After cloning the repository, follow these steps to install the dependencies in a new environment and start a jupyter server:

  1. Set up & activate a new environment with an environment manager (recommended):

    1. poetry:
      1. poetry env use python3.10
      2. source .venv/bin/activate
    2. venv:
      1. python3 -m venv .venv
      2. source .venv/bin/activate
    3. conda:
      1. conda create --name faster-rcnn-tutorial -y
      2. conda activate faster-rcnn-tutorial
      3. conda install python=3.10 -y
  2. Install the libraries with pip or poetry:

    1. poetry:
      1. poetry install (poetry.lock)
    2. pip (including conda):
      1. pip install -r requirements.txt (requirements.txt)
  3. Start a jupyter server:

    1. jupyter-notebook (not jupyter-lab, because of a dependency issue with the neptune-client<1.0.0)

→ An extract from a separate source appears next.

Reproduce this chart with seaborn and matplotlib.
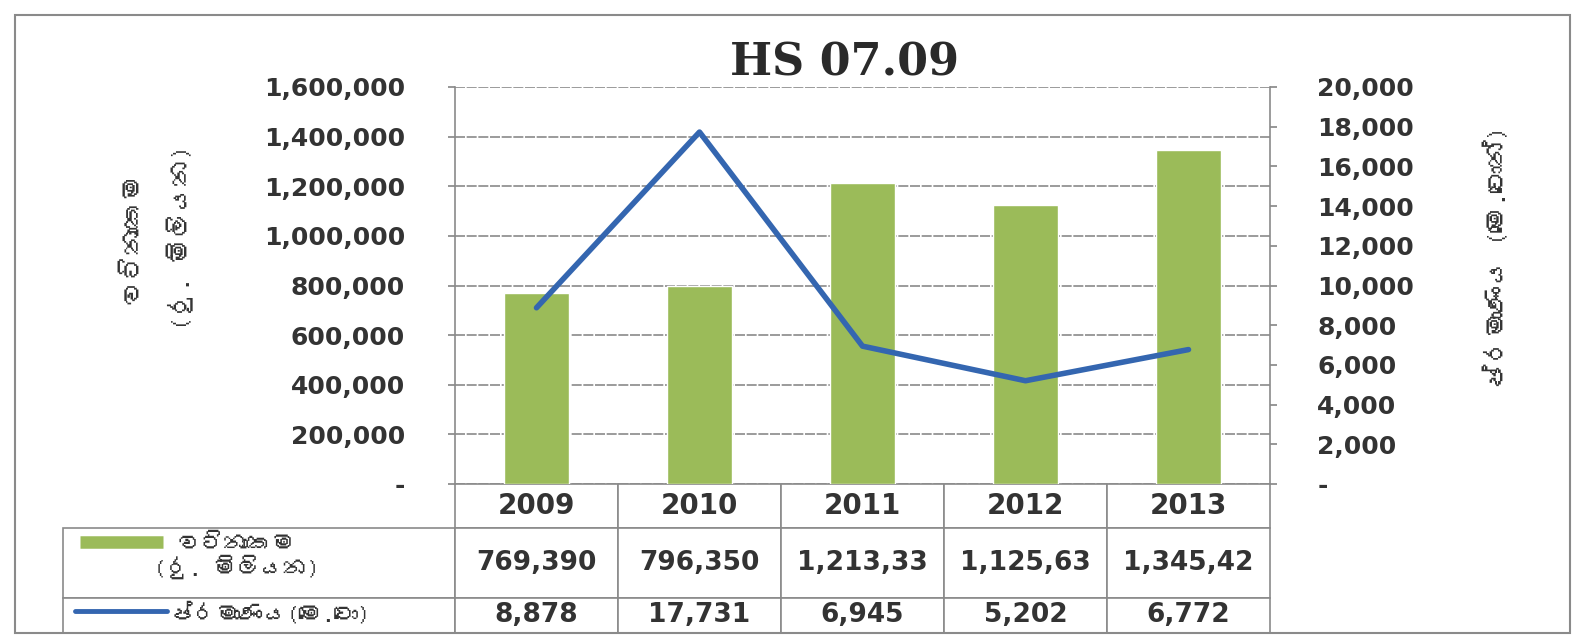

Note: This will install the CPU-version of torch. If you want to use a GPU or TPU, please refer to the instructions on the PyTorch website. To check whether pytorch uses the nvidia gpu, check if torch.cuda.is_available() returns True in a Python shell.

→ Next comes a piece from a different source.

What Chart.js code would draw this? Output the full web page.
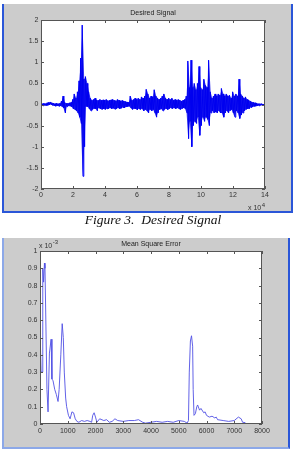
<!DOCTYPE html>
<html>
<head>
<meta charset="utf-8">
<script src="https://cdn.jsdelivr.net/npm/chart.js@4.4.1/dist/chart.umd.min.js"></script>
<style>
  body { margin: 0; width: 293px; height: 450px; background: #fff; position: relative; overflow: hidden; }
  #p1 { position: absolute; left: 2px; top: 4px; width: 287px; height: 207px; background: #cccccc;
        border-left: 2px solid #2a56d8; border-right: 2px solid #2a56d8; border-bottom: 2px solid #2a56d8; }
  #p2 { position: absolute; left: 2px; top: 238px; width: 284px; height: 209px; background: #cccccc;
        border-left: 2px solid #8ca8e8; border-right: 2px solid #2a56d8; border-bottom: 2px solid #8ca8e8; }
  canvas { position: absolute; left: 0; }
  #c1 { top: 0; }
  #c2 { top: 232px; }
  #cap { position: absolute; left: 0; width: 306px; top: 212px; text-align: center;
         font: italic 13.5px/15px "Liberation Serif", "Times New Roman", serif; color: #111; }
</style>
</head>
<body>
<div id="p1"></div>
<div id="p2"></div>
<canvas id="c1" width="293" height="215"></canvas>
<div id="cap">Figure 3.&nbsp; Desired Signal</div>
<canvas id="c2" width="293" height="218"></canvas>
<script>
// Desired signal: upper / lower envelope per 0.1 (x 10^4 samples)
const sigHi = [0.03,0.02,0.03,0.02,0.04,0.05,0.06,0.04,0.03,0.02,0.03,0.02,0.03,0.08,0.2,0.05,0.03,0.03,0.04,0.05,
  0.12,0.25,0.15,0.3,0.56,1.1,1.88,0.6,0.66,0.5,0.3,0.15,0.1,0.12,0.15,0.1,
  0.1,0.12,0.1,0.11,0.1,0.12,0.09,0.1,0.11,0.12,0.1,0.09,0.12,0.1,0.08,0.1,0.08,0.07,0.06,0.05,
  0.2,0.1,0.12,0.15,0.12,0.15,0.12,0.18,0.15,0.2,0.36,0.25,0.15,0.2,0.18,0.35,0.2,0.15,0.12,0.15,0.2,0.25,0.15,0.12,
  0.15,0.12,0.15,0.1,0.12,0.1,0.12,0.1,0.08,0.1,0.12,0.2,1.03,0.4,1.05,0.4,0.5,0.35,0.5,0.9,
  0.4,0.35,0.6,0.45,0.4,1.05,0.3,0.15,0.2,0.25,0.2,0.25,0.22,0.38,0.25,0.2,0.25,0.2,0.22,0.15,
  0.3,0.2,0.25,0.2,0.6,0.25,0.2,0.15,0.18,0.12,0.1,0.08,0.06,0.05,0.04,0.03,0.02,0.02,0.02,0.01,0.01];
const sigLo = [-0.02,-0.03,-0.02,-0.03,-0.02,-0.01,0.0,-0.02,-0.03,-0.04,-0.03,-0.04,-0.03,-0.05,-0.08,-0.2,-0.05,-0.03,-0.04,-0.05,
  -0.1,-0.12,-0.15,-0.2,-0.3,-0.45,-1.7,-1.0,-0.05,-0.05,-0.1,-0.15,-0.12,-0.1,-0.1,-0.15,
  -0.08,-0.1,-0.12,-0.1,-0.12,-0.1,-0.1,-0.08,-0.1,-0.09,-0.11,-0.1,-0.08,-0.1,-0.09,-0.07,-0.08,-0.06,-0.05,-0.04,
  -0.08,-0.12,-0.1,-0.1,-0.13,-0.1,-0.12,-0.1,-0.15,-0.12,-0.15,-0.2,-0.12,-0.15,-0.12,-0.2,-0.3,-0.2,-0.12,-0.1,-0.15,-0.12,-0.1,-0.12,
  -0.1,-0.08,-0.1,-0.08,-0.1,-0.08,-0.1,-0.12,-0.1,-0.08,-0.1,-0.2,-0.81,-0.4,-1.0,-0.5,-0.4,-0.45,-0.3,-0.73,
  -0.5,-0.3,-0.4,-0.3,-0.35,-0.5,-0.2,-0.15,-0.2,-0.18,-0.2,-0.15,-0.2,-0.2,-0.3,-0.2,-0.15,-0.2,-0.15,-0.12,
  -0.2,-0.3,-0.15,-0.2,-0.33,-0.25,-0.2,-0.15,-0.12,-0.1,-0.1,-0.07,-0.06,-0.05,-0.04,-0.03,-0.03,-0.02,-0.02,-0.02,-0.01];
const sigStep = 0.1;

// Mean square error (x 10^-3)
const mseX = [0,10,20,40,75,100,130,160,180,250,290,340,400,430,470,530,590,650,690,750,800,840,875,925,960,1025,1085,
  1150,1210,1270,1330,1400,1500,1600,1700,1800,1860,1900,1950,2000,2050,2150,2300,2400,2500,2600,2700,2800,3000,
  3200,3400,3550,3700,3800,4000,4200,4400,4600,4800,5000,5200,5300,5350,5380,5420,5460,5500,5520,5550,5600,5650,
  5680,5750,5800,5900,5950,6000,6100,6200,6300,6350,6400,6600,6800,7000,7150,7250,7300,7400];
const mseY = [0.62,0.2,0.46,0.3,0.3,0.9,0.82,0.93,0.9,0.2,0.07,0.41,0.49,0.26,0.25,0.2,0.17,0.13,0.2,0.4,0.58,0.5,0.3,0.15,
  0.1,0.05,0.03,0.07,0.065,0.03,0.015,0.01,0.02,0.015,0.02,0.015,0.01,0.05,0.065,0.04,0.01,0.03,0.02,0.025,0.01,0.015,
  0.03,0.02,0.015,0.02,0.02,0.025,0.01,0.005,0.01,0.015,0.01,0.015,0.01,0.02,0.015,0.005,0.02,0.3,0.48,0.51,0.45,0.2,
  0.05,0.06,0.1,0.11,0.08,0.09,0.065,0.07,0.05,0.04,0.045,0.035,0.04,0.025,0.02,0.015,0.02,0.04,0.03,0.01,0.008];

const topTicksX = [0,2,4,6,8,10,12,14];
const botTicksX = [0,1000,2000,3000,4000,5000,6000,7000,8000];

const font = { family: "Liberation Sans, Arial, sans-serif", size: 7 };

// envelopes + zigzag between them
const hiData = sigHi.map((h, i) => ({ x: i * sigStep, y: h }));
const loData = sigLo.map((l, i) => ({ x: i * sigStep, y: l }));
const sigData = [];
sigHi.forEach((h, i) => {
  sigData.push({ x: i * sigStep - sigStep / 4, y: h });
  sigData.push({ x: i * sigStep + sigStep / 4, y: sigLo[i] });
});
const mseData = mseX.map((x, i) => ({ x: x, y: mseY[i] }));

const matlabBox = {
  id: 'matlabBox',
  beforeDatasetsDraw(chart) {
    const a = chart.chartArea, ctx = chart.ctx;
    ctx.save();
    ctx.fillStyle = '#fff';
    ctx.fillRect(a.left, a.top, a.right - a.left, a.bottom - a.top);
    ctx.restore();
  },
  afterDatasetsDraw(chart, args, opts) {
    const a = chart.chartArea, ctx = chart.ctx;
    const sx = chart.scales.x, sy = chart.scales.y;
    ctx.save();
    ctx.strokeStyle = '#555';
    ctx.lineWidth = 1;
    ctx.strokeRect(a.left + 0.5, a.top + 0.5, a.right - a.left - 1, a.bottom - a.top - 1);
    ctx.beginPath();
    sx.ticks.forEach(t => {
      const p = Math.round(sx.getPixelForValue(t.value)) + 0.5;
      ctx.moveTo(p, a.bottom); ctx.lineTo(p, a.bottom - 3);
      ctx.moveTo(p, a.top); ctx.lineTo(p, a.top + 3);
    });
    sy.ticks.forEach(t => {
      const p = Math.round(sy.getPixelForValue(t.value)) + 0.5;
      ctx.moveTo(a.left, p); ctx.lineTo(a.left + 3, p);
      ctx.moveTo(a.right, p); ctx.lineTo(a.right - 3, p);
    });
    ctx.stroke();
    // exponent label
    ctx.fillStyle = '#333';
    ctx.textBaseline = 'alphabetic';
    ctx.font = '7px ' + font.family;
    ctx.fillText('x 10', opts.ex, opts.ey);
    const w = ctx.measureText('x 10').width;
    ctx.font = '6px ' + font.family;
    ctx.fillText(opts.exp, opts.ex + w + 0.5, opts.ey - 3.5);
    ctx.restore();
  }
};

function makeChart(id, datasets, xMin, xMax, xTicks, yMin, yMax, yStep, title, yW, padR, titlePad, xPad, expo) {
  return new Chart(document.getElementById(id), {
    type: 'line',
    data: { datasets: datasets },
    options: {
      responsive: false, animation: false, events: [],
      layout: { padding: { left: 0, right: padR, top: 0, bottom: 0 } },
      plugins: {
        legend: { display: false }, tooltip: { enabled: false },
        title: { display: true, text: title, fullSize: false, color: '#222',
                 font: { family: font.family, size: 7, weight: 'normal' }, padding: titlePad },
        matlabBox: expo
      },
      scales: {
        x: {
          type: 'linear', min: xMin, max: xMax,
          afterBuildTicks: s => { s.ticks = xTicks.map(v => ({ value: v })); },
          afterFit: s => { s.height = 26; },
          grid: { display: false, drawTicks: false }, border: { display: false },
          ticks: { font: font, color: '#333', padding: xPad, maxRotation: 0, callback: v => String(v) }
        },
        y: {
          min: yMin, max: yMax,
          afterFit: s => { s.width = yW; },
          grid: { display: false, drawTicks: false }, border: { display: false },
          ticks: { font: font, color: '#333', padding: 2.5, stepSize: yStep, autoSkip: false,
                   callback: v => String(+v.toFixed(2)) }
        }
      }
    },
    plugins: [matlabBox]
  });
}

const line = { pointRadius: 0, tension: 0 };
makeChart('c1', [
    Object.assign({ data: hiData, borderWidth: 0, borderColor: 'rgba(0,0,0,0)', backgroundColor: 'rgba(0,0,235,0.8)', fill: '+1' }, line),
    Object.assign({ data: loData, borderWidth: 0, borderColor: 'rgba(0,0,0,0)', fill: false }, line),
    Object.assign({ data: sigData, borderWidth: 1, borderColor: '#0000ff', fill: false }, line)
  ], 0, 14, topTicksX, -2, 2, 0.5, 'Desired Signal', 41, 28,
  { top: 9, bottom: 2.6 }, 2, { ex: 248, ey: 210, exp: '4' });
makeChart('c2', [
    Object.assign({ data: mseData, borderWidth: 0.9, borderColor: 'rgb(80,80,228)', fill: false }, line)
  ], 0, 8000, botTicksX, 0, 1, 0.1, 'Mean Square Error', 40, 31,
  { top: 7.6, bottom: 3 }, 3, { ex: 39, ey: 15.5, exp: '-3' });
</script>
</body>
</html>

Windows user: If you can not start jupyter-lab or jupyter-notebook on Windows because of ImportError: DLL load failed while importing win32api, try to run conda install pywin32 with the conda package manager.

Dependencies

These are the libraries that are used in this project:

  • High-level deep learning library for PyTorch: PyTorch Lightning
  • Visualization software: Custom code with the image-viewer Napari
  • [OPTIONAL] Experiment tracking software/logging module: Neptune

If you want to use Neptune for your own experiments, add the API-Key to the NEPTUNE variable in the .env file.

Please make sure that you meet these requirements:

Dataset

The dataset consists of 20 selfie-images randomly selected from the internet.

Faster-RCNN model

Most of the model's code is based on PyTorch's Faster-RCNN implementation. Metrics can be computed based on the PASCAL VOC (Visual Object Classes) evaluator in the metrics section.

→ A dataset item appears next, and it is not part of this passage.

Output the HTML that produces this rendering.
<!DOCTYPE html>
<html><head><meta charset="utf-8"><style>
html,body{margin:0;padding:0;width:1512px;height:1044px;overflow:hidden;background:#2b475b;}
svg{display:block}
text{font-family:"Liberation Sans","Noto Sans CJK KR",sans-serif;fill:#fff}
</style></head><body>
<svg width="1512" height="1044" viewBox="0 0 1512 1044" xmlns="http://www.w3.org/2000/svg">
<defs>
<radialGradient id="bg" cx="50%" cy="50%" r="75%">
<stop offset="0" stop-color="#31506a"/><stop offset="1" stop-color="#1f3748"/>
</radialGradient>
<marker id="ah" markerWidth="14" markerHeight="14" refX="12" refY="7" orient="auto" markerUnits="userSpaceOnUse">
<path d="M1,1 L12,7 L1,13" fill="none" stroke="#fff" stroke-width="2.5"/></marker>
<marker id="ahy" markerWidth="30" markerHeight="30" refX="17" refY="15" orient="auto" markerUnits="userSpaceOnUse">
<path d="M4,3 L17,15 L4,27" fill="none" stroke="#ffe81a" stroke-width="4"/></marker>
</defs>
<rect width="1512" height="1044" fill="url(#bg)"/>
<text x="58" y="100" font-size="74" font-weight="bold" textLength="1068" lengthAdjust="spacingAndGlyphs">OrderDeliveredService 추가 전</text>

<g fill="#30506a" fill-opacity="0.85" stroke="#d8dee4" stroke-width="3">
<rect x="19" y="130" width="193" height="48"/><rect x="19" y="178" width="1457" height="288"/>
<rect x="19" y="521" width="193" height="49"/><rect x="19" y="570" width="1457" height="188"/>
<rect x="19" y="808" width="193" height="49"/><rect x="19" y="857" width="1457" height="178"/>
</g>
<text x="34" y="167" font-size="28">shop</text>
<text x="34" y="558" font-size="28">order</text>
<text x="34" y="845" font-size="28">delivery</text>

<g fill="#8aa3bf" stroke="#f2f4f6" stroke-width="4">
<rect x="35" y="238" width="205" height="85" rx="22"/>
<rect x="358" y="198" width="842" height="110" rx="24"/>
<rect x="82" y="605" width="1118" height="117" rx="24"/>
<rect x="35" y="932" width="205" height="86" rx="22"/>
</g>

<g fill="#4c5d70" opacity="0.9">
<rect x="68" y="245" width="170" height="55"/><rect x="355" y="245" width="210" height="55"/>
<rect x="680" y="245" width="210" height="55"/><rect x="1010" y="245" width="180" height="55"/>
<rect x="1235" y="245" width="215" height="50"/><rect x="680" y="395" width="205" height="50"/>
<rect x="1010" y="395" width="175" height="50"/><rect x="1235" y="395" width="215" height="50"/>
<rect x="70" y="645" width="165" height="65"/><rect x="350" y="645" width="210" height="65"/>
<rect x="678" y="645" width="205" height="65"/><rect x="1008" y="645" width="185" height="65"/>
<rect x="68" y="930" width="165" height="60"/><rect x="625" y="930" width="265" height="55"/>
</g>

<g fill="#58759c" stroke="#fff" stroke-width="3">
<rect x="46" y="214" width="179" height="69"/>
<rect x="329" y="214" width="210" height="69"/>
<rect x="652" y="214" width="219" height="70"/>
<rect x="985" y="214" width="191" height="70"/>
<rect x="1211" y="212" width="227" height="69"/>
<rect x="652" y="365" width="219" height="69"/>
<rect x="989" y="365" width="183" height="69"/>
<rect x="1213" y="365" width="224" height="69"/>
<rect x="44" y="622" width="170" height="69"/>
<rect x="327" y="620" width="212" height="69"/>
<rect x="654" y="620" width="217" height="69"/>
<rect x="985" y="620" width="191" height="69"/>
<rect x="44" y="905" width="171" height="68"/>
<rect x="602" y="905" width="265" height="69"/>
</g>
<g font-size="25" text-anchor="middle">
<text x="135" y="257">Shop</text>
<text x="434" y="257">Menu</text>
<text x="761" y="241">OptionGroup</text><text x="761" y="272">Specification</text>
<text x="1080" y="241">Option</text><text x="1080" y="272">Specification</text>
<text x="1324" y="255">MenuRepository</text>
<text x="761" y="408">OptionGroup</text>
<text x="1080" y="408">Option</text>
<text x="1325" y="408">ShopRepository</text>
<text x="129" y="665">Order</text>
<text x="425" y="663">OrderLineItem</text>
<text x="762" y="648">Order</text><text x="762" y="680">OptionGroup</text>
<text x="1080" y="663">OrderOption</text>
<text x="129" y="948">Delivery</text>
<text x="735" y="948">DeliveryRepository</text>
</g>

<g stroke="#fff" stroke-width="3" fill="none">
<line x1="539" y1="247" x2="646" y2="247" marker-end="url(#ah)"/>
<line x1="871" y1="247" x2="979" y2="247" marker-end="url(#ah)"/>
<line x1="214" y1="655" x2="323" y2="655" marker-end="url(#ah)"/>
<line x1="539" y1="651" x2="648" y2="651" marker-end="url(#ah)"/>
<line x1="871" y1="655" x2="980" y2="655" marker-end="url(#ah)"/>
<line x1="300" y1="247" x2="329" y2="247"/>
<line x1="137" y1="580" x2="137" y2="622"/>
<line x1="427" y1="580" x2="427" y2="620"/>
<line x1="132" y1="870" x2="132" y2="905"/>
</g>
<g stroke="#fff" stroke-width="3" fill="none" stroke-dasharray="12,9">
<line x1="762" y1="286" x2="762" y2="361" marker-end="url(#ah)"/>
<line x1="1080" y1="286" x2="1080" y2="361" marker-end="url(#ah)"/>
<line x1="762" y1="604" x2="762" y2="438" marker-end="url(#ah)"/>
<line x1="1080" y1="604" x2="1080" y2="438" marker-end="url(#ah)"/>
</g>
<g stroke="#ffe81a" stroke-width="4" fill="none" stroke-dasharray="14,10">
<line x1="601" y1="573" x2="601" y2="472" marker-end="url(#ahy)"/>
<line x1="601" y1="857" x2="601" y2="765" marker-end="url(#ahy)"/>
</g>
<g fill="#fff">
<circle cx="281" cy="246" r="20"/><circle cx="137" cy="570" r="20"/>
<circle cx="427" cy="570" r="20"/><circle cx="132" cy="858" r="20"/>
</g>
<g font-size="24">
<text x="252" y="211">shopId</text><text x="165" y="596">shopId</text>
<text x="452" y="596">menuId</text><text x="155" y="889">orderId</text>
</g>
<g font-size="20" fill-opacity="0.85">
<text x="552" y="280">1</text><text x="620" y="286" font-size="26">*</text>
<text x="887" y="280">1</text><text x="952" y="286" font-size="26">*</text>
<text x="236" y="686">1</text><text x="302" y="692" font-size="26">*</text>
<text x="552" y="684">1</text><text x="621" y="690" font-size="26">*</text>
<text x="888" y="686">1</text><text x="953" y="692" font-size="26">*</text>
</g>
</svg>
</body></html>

Anchor Sizes/Aspect Ratios

Anchor sizes/aspect ratios are really important for training a Faster-RCNN model (but also similar models like SSD, YOLO). These "default" boxes are compared to those outputted by the network, therefore choosing adequate sizes/ratios can be critical for the success of a project. The PyTorch implementation of the AnchorGenerator (and also the helper classes here) generally expect the following format:

  • anchor_size: Tuple[Tuple[int, ...], ...]
  • aspect_ratios: Tuple[Tuple[float, ...]]

Without FPN

The ResNet backbone without the FPN always returns a single feature map that is used to create anchor boxes. Because of that we must create a Tuple that contains a single Tuple: e.g. ((32, 64, 128, 256, 512),) or (((32, 64),)

With FPN

With FPN we can use 4 feature maps (output from a ResNet + FPN) and map our anchor sizes with the feature maps. Because of that we must create a Tuple that contains exactly 4 Tuples: e.g. ((32,), (64,), (128,), (256,)) or ((8, 16, 32), (32, 64), (32, 64, 128, 256, 512), (200, 300))

Examples

Examples on how to create a Faster-RCNN model with pretrained ResNet backbone (ImageNet) are provided in the tests section. Pay special attention to the test function test_get_faster_rcnn_resnet in test_faster_RCNN.py. Recommendation: Run the test in debugger mode.

Notes

  • Sliders in the inference script do not work right now due to dependency updates.
  • Please note that the library "neptune-client" is deprecated but the migration to "neptune" has not finished yet. Therefore, the library "neptune-client" is still used in this project.